Annem 97 yaşını tamamlarken, baş başa kaldığımızda sorular soruyorum. Yanıtlarını hafızamın en derinlerine kaydediyor, anılar kumbaramı dolduruyorum. Söz, dönüp dolaşıp çiçeğe ve özellikle bugünlerin çiçeği olan kasımpatıya geliyor. Her Kasım ayı, annem gibi ben de kasımpatıyı düşündüğümde, gördüğümde aklıma hep 10 Kasım’lar gelir, Atatürk’ün ölüm yıldönümü gelir.
1938’de, ortaokul son sınıftaymış. Şöyle anlatıyor kıymetlim: “O’nu yitirdiğimizde, Sankt Georg’da -günümüz Avusturya Lisesi’nde- 8. sınıftaydım. Okulun seçilmiş sınıfları Galata’dan Dolmabahçe’ye kuyruklar halinde yürüdük. Tüm ‘mozaik’lerden kızlar, derin bir hüzün içindeydiler. Katafalkın yanı başına ulaşmak son derece meşakkatli oldu. Lakin her zaman Ata’nın anısı kalbimdedir.”
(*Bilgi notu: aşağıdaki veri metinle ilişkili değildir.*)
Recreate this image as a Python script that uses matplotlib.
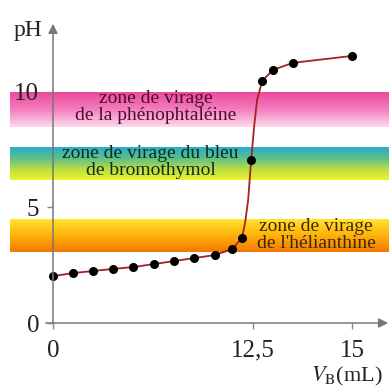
import numpy as np
import matplotlib
matplotlib.use("Agg")
import matplotlib.pyplot as plt
from matplotlib.colors import LinearSegmentedColormap

plt.rcParams['font.family'] = ['Liberation Serif', 'DejaVu Serif']
plt.rcParams['mathtext.fontset'] = 'stix'

# titration points (V_B in mL, pH)
v_pts = [0, 1.25, 2.5, 3.75, 5.0, 6.31, 7.56, 8.81, 10.1, 11.2, 11.8, 12.38, 12.73, 13.0, 13.5, 15.0]
ph_pts = [2.03, 2.16, 2.25, 2.34, 2.42, 2.55, 2.68, 2.81, 2.94, 3.2, 3.68, 7.06, 10.48, 10.95, 11.26, 11.56]

# the drawn curve
v_curve = [0, 1.25, 2.5, 3.75, 5.0, 6.31, 7.56, 8.81, 10.1, 11.2, 11.8, 12.0, 12.19, 12.38,
           12.53, 12.6, 12.73, 13.0, 13.5, 15.0]
ph_curve = [2.03, 2.16, 2.25, 2.34, 2.42, 2.55, 2.68, 2.81, 2.94, 3.2, 3.68, 4.33, 5.32, 7.06,
            8.57, 9.65, 10.48, 10.95, 11.26, 11.56]

# indicator zones (pH top, pH bottom)
zone_names = ["zone de virage\nde la phénophtaléine",
              "zone de virage du bleu\nde bromothymol",
              "zone de virage\nde l'hélianthine"]
zone_top = [10.0, 7.6, 4.5]
zone_bottom = [8.5, 6.2, 3.1]
zone_colors = [["#ea4a9b", "#f37dbd", "#fcd6eb"],
               ["#28aec8", "#5cbf8c", "#b9dc45", "#eef22a"],
               ["#ffe32e", "#ffb10a", "#f27a00"]]
text_colors = ["#4e0c30", "#112a16", "#3e2800"]
text_pos = [(6.44, 9.35), (6.1, 6.97), (14.09, 3.81)]

x_ticks = [0, 12.5, 15]
x_ticklabels = ["0", "12,5", "15"]
y_ticks = [0, 5, 10]

# the x axis of the figure is not to scale: stretched after the equivalence
BREAK = 12.5
def fwd(v):
    v = np.asarray(v, dtype=float)
    return np.where(v <= BREAK, v * 16.0, 200.0 + (v - BREAK) * 39.6)

def inv(p):
    p = np.asarray(p, dtype=float)
    return np.where(p <= 200.0, p / 16.0, BREAK + (p - 200.0) / 39.6)

fig = plt.figure(figsize=(3.89, 3.87), dpi=100)
ax = fig.add_axes([0, 0, 1, 1])
ax.set_xscale('function', functions=(fwd, inv))
ax.set_xlim(-3.31, 15.93)
ax.set_ylim(-2.77, 13.98)

# gradient bands
for top, bot, cols in zip(zone_top, zone_bottom, zone_colors):
    cmap = LinearSegmentedColormap.from_list("z", cols)
    n = 60
    edges = np.linspace(top, bot, n + 1)
    for i in range(n):
        ax.axhspan(edges[i + 1] - 0.01, edges[i], xmin=0.026, xmax=1.0,
                   color=cmap(i / (n - 1)), lw=0, zorder=1)

for name, (tx, ty), tc in zip(zone_names, text_pos, text_colors):
    ax.text(tx, ty, name, ha='center', va='center', fontsize=14, color=tc,
            linespacing=0.95, zorder=3)

# curve + points
ax.plot(v_curve, ph_curve, color="#a82020", lw=1.3, zorder=4)
ax.plot(v_pts, ph_pts, 'o', color="black", ms=5.5, zorder=5)

# axes with arrows
for s in ax.spines.values():
    s.set_visible(False)
ax.spines['left'].set_position(('data', 0))
ax.spines['bottom'].set_position(('data', 0))
ax.annotate('', xy=(0, 12.95), xytext=(0, 0), zorder=6,
            arrowprops=dict(arrowstyle='-|>', color='#777777', lw=1.1,
                            mutation_scale=14, shrinkA=0, shrinkB=0))
ax.annotate('', xy=(15.91, 0), xytext=(-0.45, 0), zorder=6,
            arrowprops=dict(arrowstyle='-|>', color='#777777', lw=1.1,
                            mutation_scale=14, shrinkA=0, shrinkB=0))

ax.set_xticks(x_ticks)
ax.set_xticklabels(x_ticklabels)
ax.set_yticks(y_ticks)
ax.tick_params(axis='both', direction='out', length=4, width=1, color='#888888',
               labelsize=18, labelcolor='#222222', pad=6)
ax.tick_params(axis='x', pad=8)
ax.minorticks_off()

ax.text(-1.56, 12.68, "pH", fontsize=17, ha='center', va='center', color='#222222')
ax.annotate(r"$V_{\rm B}$(mL)", xy=(1 - 6 / 389, 1 - 376 / 387), xycoords='figure fraction',
            ha='right', va='center', fontsize=16, color='#222222', annotation_clip=False)

fig.savefig("out.png", dpi=100)
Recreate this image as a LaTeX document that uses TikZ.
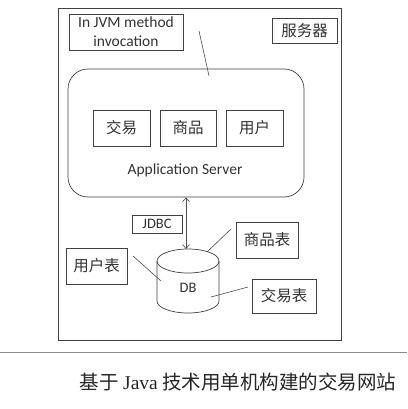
\documentclass[tikz,border=0pt]{standalone}
\usepackage{fontspec}
\setmainfont{Carlito}
\newfontfamily\cjk{Noto Sans CJK SC}
\newfontfamily\capserif{Liberation Serif}
\usetikzlibrary{positioning,arrows.meta}

\tikzset{
  box/.style={draw=black!75, line width=0.7pt, inner sep=0pt, text=black!80},
  lbl/.style={text=black!80, font=\fontsize{15.5}{17}\selectfont},
  link/.style={draw=black!70, line width=0.6pt}
}

\begin{document}
\begin{tikzpicture}[x=1pt,y=-1pt]
    \useasboundingbox (0,0) rectangle (407,409);
    \fill[white] (0,0) rectangle (407,409);

    % server frame
    \node[box, minimum width=283pt, minimum height=332pt] (server) at (199.5,174) {};
    \node[box, lbl, minimum width=65pt, minimum height=25pt] (fwq) at (304.5,30.5) {\cjk 服务器};
    \node[box, lbl, minimum width=114pt, minimum height=36pt, align=center,
          font=\fontsize{15.5}{19}\selectfont] (jvm) at (126,32) {In JVM method\\invocation};

    % application server
    \node[box, rounded corners=20pt, minimum width=236pt, minimum height=128pt] (app) at (186,133) {};
    \node[box, lbl, minimum width=57pt, minimum height=36pt] (jy) at (121.5,128) {\cjk 交易};
    \node[box, lbl, minimum width=56pt, minimum height=36pt] (sp) at (188,128) {\cjk 商品};
    \node[box, lbl, minimum width=57pt, minimum height=36pt] (yh) at (254.5,128) {\cjk 用户};
    \node[lbl] (appname) at (185,170) {Application Server};

    \coordinate (jvmtop) at (199,31);
    \coordinate (jvmend) at (209,76);
    \draw[link] (jvmtop) -- (jvmend);

    % database
    \draw[black!75, line width=0.7pt] (188,261) ellipse [x radius=31, y radius=12];
    \draw[black!75, line width=0.7pt] (157,261) -- (157,301)
        arc[start angle=180, end angle=0, x radius=31, y radius=12] -- (219,261);
    \node[lbl, font=\fontsize{14.5}{16}\selectfont] (db) at (188,288) {DB};
    \coordinate (dbtop) at (188,249);

    \draw[link, {Straight Barb[length=4pt,width=7pt]}-{Straight Barb[length=4pt,width=7pt]}]
        (app.south) -- (app.south |- dbtop);
    \node[box, lbl, font=\fontsize{14.5}{16}\selectfont, minimum width=50pt, minimum height=18pt] (jdbc) at (157,224) {JDBC};

    \node[box, lbl, minimum width=62pt, minimum height=36pt] (spb) at (267,240) {\cjk 商品表};
    \node[box, lbl, minimum width=61pt, minimum height=36pt] (yhb) at (96.5,266) {\cjk 用户表};
    \node[box, lbl, minimum width=64pt, minimum height=34pt] (jyb) at (284,296) {\cjk 交易表};

    \coordinate (spa) at (231,229);
    \coordinate (spz) at (207,252);
    \coordinate (yha) at (133,256);
    \coordinate (yhz) at (161,281);
    \coordinate (jya) at (248,287);
    \coordinate (jyz) at (211,297);
    \draw[link] (spa) -- (spz);
    \draw[link] (yha) -- (yhz);
    \draw[link] (jya) -- (jyz);

    % caption
    \draw[black!45, line width=0.6pt] (0,352) -- (407,352);
    \node[text=black!85, font=\fontsize{19.5}{21}\selectfont] (caption) at (238,382)
        {\cjk 基于\ {\capserif Java}\ 技术用单机构建的交易网站};
\end{tikzpicture}
\end{document}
Bu ayki Atatürk temasını bize kazandıran arkadaşımız Dr. Berken Döner’e teşekkür ediyorum. Sayfalarımızda yer alan Atatürk’ün kütüphanecisi Nuri Ulusu’nun torunuyla, “Atatürk’ün Yanı Başında” adlı anı kitabının konu edildiği bir söyleşiyi okuyacaksınız. Modern Türkiye’nin ata babasının ölüm döşeğinde, yanı başında olan Nuri Ulusu “Çankaya Köşkü Kütüphanecisi” olarak bilinir.
Ulusu’nun bir anısı:
İşgal güçleri mağlup edilip Cumhuriyet kurulduktan sonra, Atatürk bir gün kitaplarını İstanbul’dan Ankara’ya taşımak ister. Kütüphanecisi Nuri Ulusu’nun kitaplarını karton kutulara koyduğunu görünce askerlere iki tane cephane sandığı getirtir. Nuri Ulusu şaşkınlık içindeyken Atatürk’ün sesi duyulur: “Savaşta bu sandıklarla cephane taşıdık. Şimdi o savaş bitti yeni savaşımız başlıyor. O da kültür ve sanat savaşımızdır. Cephane taşıdığımız sandıklara kitaplarımı koy. Cephanenin yerini artık kitaplar alsın.”
Konu kitaptan açılmışken…
Bugünlerde Varlık Yayınları’ndan piyasaya çıkan ilk kitabımdan da söz etmek isterim. “Bir Sabah Galata’da Uyandım” tanıklıklar, hayatlar ve anılardan oluşan bir sözlü tarih belgeseli niteliği taşıyor. Bu kitapla Türkiye Yahudi toplumunun kültürel belleğinin ortaya çıkarılmasına katkıda bulunmak istedim. Bu amaç doğrultusunda, 20. yüzyılın ilk yarısında, İstanbul’un kentsel belleğinde önemli yeri olan Galata çevresinde yaşamış kişilerle yaptığım görüşmeleri okurla paylaştım. Galatalı Yahudilere dair bilgi birikimini, kendi aile hikâyemden kesitlerle bütünleştirdim. Okurların, kendine özgü bir toplumun Galata’daki yaşam deneyimine tanık olmasını ümit ediyorum.
Okunması, çok okunmasını diliyorum…
Şöyle noktalayalım:
“Okuduğumuz her kitap Mustafa Kemal Atatürk’ün sözünü ettiği aydınlanma savaşında kazanılan bir zaferdir.”